*To be done*: Reproduce the records that follow in full, excluding any picture they contain.

begin Provided information

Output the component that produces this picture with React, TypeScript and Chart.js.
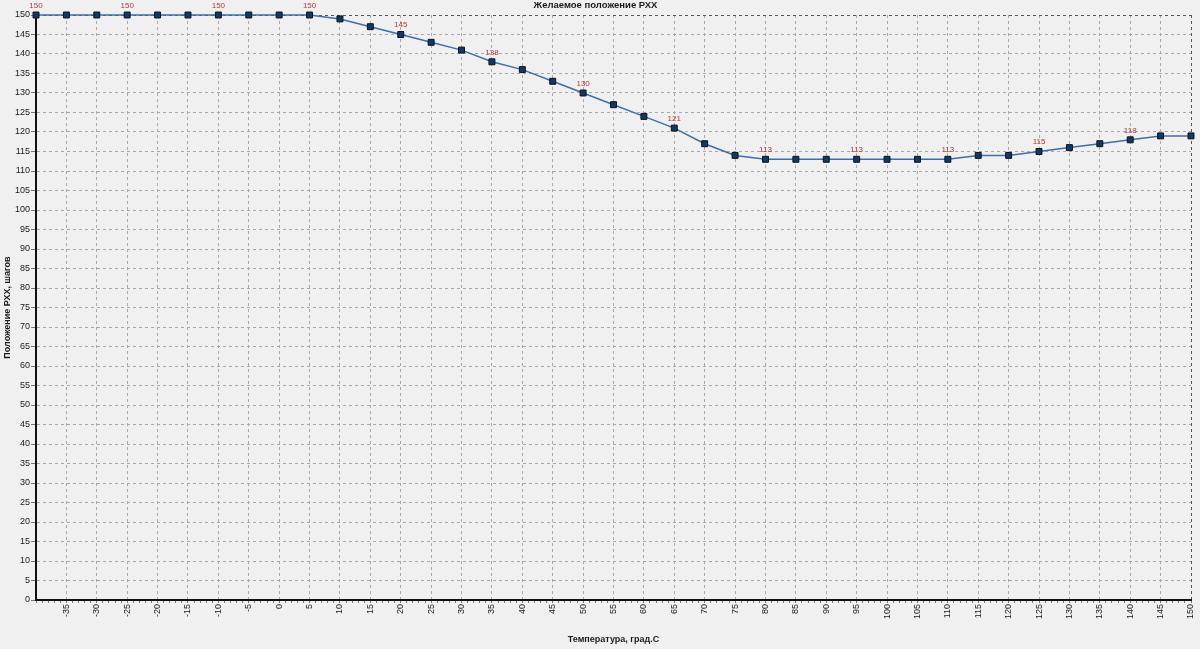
import React, { useEffect, useRef } from "react";
import { Chart, registerables } from "chart.js";

Chart.register(...registerables);

const temperatures: number[] = [
  -40, -35, -30, -25, -20, -15, -10, -5, 0, 5, 10, 15, 20, 25, 30, 35, 40, 45, 50, 55,
  60, 65, 70, 75, 80, 85, 90, 95, 100, 105, 110, 115, 120, 125, 130, 135, 140, 145, 150,
];
const positions: number[] = [
  150, 150, 150, 150, 150, 150, 150, 150, 150, 150, 149, 147, 145, 143, 141, 138, 136, 133, 130, 127,
  124, 121, 117, 114, 113, 113, 113, 113, 113, 113, 113, 114, 114, 115, 116, 117, 118, 119, 119,
];
const chartTitle = "Желаемое положение РХХ";
const xTitle = "Температура, град.С";
const yTitle = "Положение РХХ, шагов";

const FONT = "'Liberation Sans', Arial, sans-serif";

const valueLabels = {
  id: "valueLabels",
  afterDatasetsDraw(chart: any) {
    const ctx = chart.ctx;
    const meta = chart.getDatasetMeta(0);
    ctx.save();
    ctx.fillStyle = "#b23a3a";
    ctx.font = `8px ${FONT}`;
    ctx.textAlign = "center";
    ctx.textBaseline = "middle";
    meta.data.forEach((el: any, i: number) => {
      if (i % 3 === 0) {
        ctx.fillText(String(positions[i]), el.x, el.y - 9.5);
      }
    });
    ctx.restore();
  },
};

export default function App() {
  const ref = useRef<HTMLCanvasElement>(null);
  useEffect(() => {
    if (!ref.current) return;
    const chart = new Chart(ref.current, {
      type: "line",
      data: {
        datasets: [
          {
            data: temperatures.map((t, i) => ({ x: t, y: positions[i] })),
            borderColor: "#3d6fa6",
            borderWidth: 1.5,
            pointStyle: "rect",
            pointRadius: 4.2,
            pointBackgroundColor: "#0b3a6e",
            pointBorderColor: "#111111",
            pointBorderWidth: 1,
            tension: 0,
            clip: false as any,
          },
        ],
      },
      options: {
        responsive: false,
        animation: false,
        events: [],
        layout: { padding: { left: 0, right: 9, top: 0, bottom: 0 } },
        plugins: {
          legend: { display: false },
          tooltip: { enabled: false },
          title: {
            display: true,
            text: chartTitle,
            color: "#1a1a1a",
            font: { family: FONT, size: 9.5, weight: "bold" },
            padding: { top: 0, bottom: 3.6 },
          },
        },
        scales: {
          x: {
            type: "linear",
            min: -40,
            max: 150,
            afterFit: (scale: any) => {
              scale.height = 49;
              scale.paddingRight = 0;
              scale.paddingLeft = 0;
            },
            ticks: {
              stepSize: 1,
              autoSkip: false,
              minRotation: 90,
              maxRotation: 90,
              padding: 1,
              color: "#1a1a1a",
              font: { family: FONT, size: 9 },
              callback: (v: any) => {
                const n = Number(v);
                return n % 5 === 0 && n !== -40 ? String(n) : "";
              },
            },
            grid: {
              color: (c: any) => {
                const v = c.tick ? c.tick.value : 0;
                if (v === 150) return "#555555";
                return v % 5 === 0 ? "#a8a8a8" : "rgba(0,0,0,0)";
              },
              lineWidth: 1,
              tickLength: 3,
              tickColor: "#777777",
            },
            border: { display: true, color: "#111111", width: 2, dash: [3, 3] },
            title: {
              display: true,
              text: xTitle,
              color: "#1a1a1a",
              font: { family: FONT, size: 9, weight: "bold" },
              padding: { top: 0, bottom: 4 },
            },
          },
          y: {
            min: 0,
            max: 150,
            afterFit: (scale: any) => {
              scale.width = 36;
            },
            ticks: {
              stepSize: 5,
              autoSkip: false,
              padding: 1,
              color: "#1a1a1a",
              font: { family: FONT, size: 9 },
            },
            grid: {
              color: (c: any) => {
                const v = c.tick ? c.tick.value : 0;
                return v === 150 ? "#555555" : "#a8a8a8";
              },
              lineWidth: 1,
              tickLength: 5,
              tickColor: "#777777",
            },
            border: { display: true, color: "#111111", width: 2, dash: [3, 3] },
            title: {
              display: true,
              text: yTitle,
              color: "#1a1a1a",
              font: { family: FONT, size: 9, weight: "bold" },
              padding: { top: 2, bottom: 0 },
            },
          },
        },
      },
      plugins: [valueLabels],
    } as any);
    return () => chart.destroy();
  }, []);
  return (
    <div
      style={{
        position: "fixed",
        left: 0,
        top: 0,
        width: 1200,
        height: 649,
        background: "#f0f0f0",
      }}
    >
      <canvas ref={ref} width={1200} height={649} style={{ display: "block" }} />
    </div>
  );
}
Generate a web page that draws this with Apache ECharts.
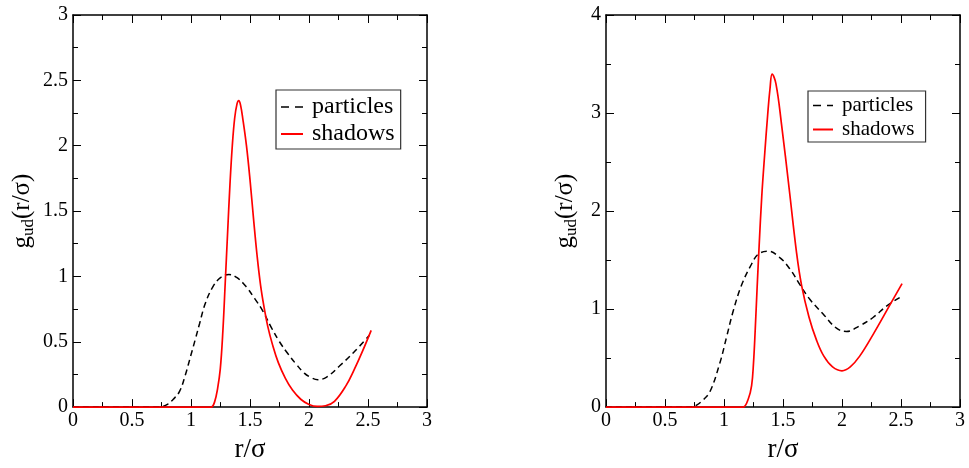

end Provided information

*Reply*:
Output the component that produces this picture with React, TypeScript and Chart.js.
import React, { useEffect, useRef } from "react";
import { Chart, registerables } from "chart.js";

Chart.register(...registerables);

const temperatures: number[] = [
  -40, -35, -30, -25, -20, -15, -10, -5, 0, 5, 10, 15, 20, 25, 30, 35, 40, 45, 50, 55,
  60, 65, 70, 75, 80, 85, 90, 95, 100, 105, 110, 115, 120, 125, 130, 135, 140, 145, 150,
];
const positions: number[] = [
  150, 150, 150, 150, 150, 150, 150, 150, 150, 150, 149, 147, 145, 143, 141, 138, 136, 133, 130, 127,
  124, 121, 117, 114, 113, 113, 113, 113, 113, 113, 113, 114, 114, 115, 116, 117, 118, 119, 119,
];
const chartTitle = "Желаемое положение РХХ";
const xTitle = "Температура, град.С";
const yTitle = "Положение РХХ, шагов";

const FONT = "'Liberation Sans', Arial, sans-serif";

const valueLabels = {
  id: "valueLabels",
  afterDatasetsDraw(chart: any) {
    const ctx = chart.ctx;
    const meta = chart.getDatasetMeta(0);
    ctx.save();
    ctx.fillStyle = "#b23a3a";
    ctx.font = `8px ${FONT}`;
    ctx.textAlign = "center";
    ctx.textBaseline = "middle";
    meta.data.forEach((el: any, i: number) => {
      if (i % 3 === 0) {
        ctx.fillText(String(positions[i]), el.x, el.y - 9.5);
      }
    });
    ctx.restore();
  },
};

export default function App() {
  const ref = useRef<HTMLCanvasElement>(null);
  useEffect(() => {
    if (!ref.current) return;
    const chart = new Chart(ref.current, {
      type: "line",
      data: {
        datasets: [
          {
            data: temperatures.map((t, i) => ({ x: t, y: positions[i] })),
            borderColor: "#3d6fa6",
            borderWidth: 1.5,
            pointStyle: "rect",
            pointRadius: 4.2,
            pointBackgroundColor: "#0b3a6e",
            pointBorderColor: "#111111",
            pointBorderWidth: 1,
            tension: 0,
            clip: false as any,
          },
        ],
      },
      options: {
        responsive: false,
        animation: false,
        events: [],
        layout: { padding: { left: 0, right: 9, top: 0, bottom: 0 } },
        plugins: {
          legend: { display: false },
          tooltip: { enabled: false },
          title: {
            display: true,
            text: chartTitle,
            color: "#1a1a1a",
            font: { family: FONT, size: 9.5, weight: "bold" },
            padding: { top: 0, bottom: 3.6 },
          },
        },
        scales: {
          x: {
            type: "linear",
            min: -40,
            max: 150,
            afterFit: (scale: any) => {
              scale.height = 49;
              scale.paddingRight = 0;
              scale.paddingLeft = 0;
            },
            ticks: {
              stepSize: 1,
              autoSkip: false,
              minRotation: 90,
              maxRotation: 90,
              padding: 1,
              color: "#1a1a1a",
              font: { family: FONT, size: 9 },
              callback: (v: any) => {
                const n = Number(v);
                return n % 5 === 0 && n !== -40 ? String(n) : "";
              },
            },
            grid: {
              color: (c: any) => {
                const v = c.tick ? c.tick.value : 0;
                if (v === 150) return "#555555";
                return v % 5 === 0 ? "#a8a8a8" : "rgba(0,0,0,0)";
              },
              lineWidth: 1,
              tickLength: 3,
              tickColor: "#777777",
            },
            border: { display: true, color: "#111111", width: 2, dash: [3, 3] },
            title: {
              display: true,
              text: xTitle,
              color: "#1a1a1a",
              font: { family: FONT, size: 9, weight: "bold" },
              padding: { top: 0, bottom: 4 },
            },
          },
          y: {
            min: 0,
            max: 150,
            afterFit: (scale: any) => {
              scale.width = 36;
            },
            ticks: {
              stepSize: 5,
              autoSkip: false,
              padding: 1,
              color: "#1a1a1a",
              font: { family: FONT, size: 9 },
            },
            grid: {
              color: (c: any) => {
                const v = c.tick ? c.tick.value : 0;
                return v === 150 ? "#555555" : "#a8a8a8";
              },
              lineWidth: 1,
              tickLength: 5,
              tickColor: "#777777",
            },
            border: { display: true, color: "#111111", width: 2, dash: [3, 3] },
            title: {
              display: true,
              text: yTitle,
              color: "#1a1a1a",
              font: { family: FONT, size: 9, weight: "bold" },
              padding: { top: 2, bottom: 0 },
            },
          },
        },
      },
      plugins: [valueLabels],
    } as any);
    return () => chart.destroy();
  }, []);
  return (
    <div
      style={{
        position: "fixed",
        left: 0,
        top: 0,
        width: 1200,
        height: 649,
        background: "#f0f0f0",
      }}
    >
      <canvas ref={ref} width={1200} height={649} style={{ display: "block" }} />
    </div>
  );
}
Generate a web page that draws this with Apache ECharts.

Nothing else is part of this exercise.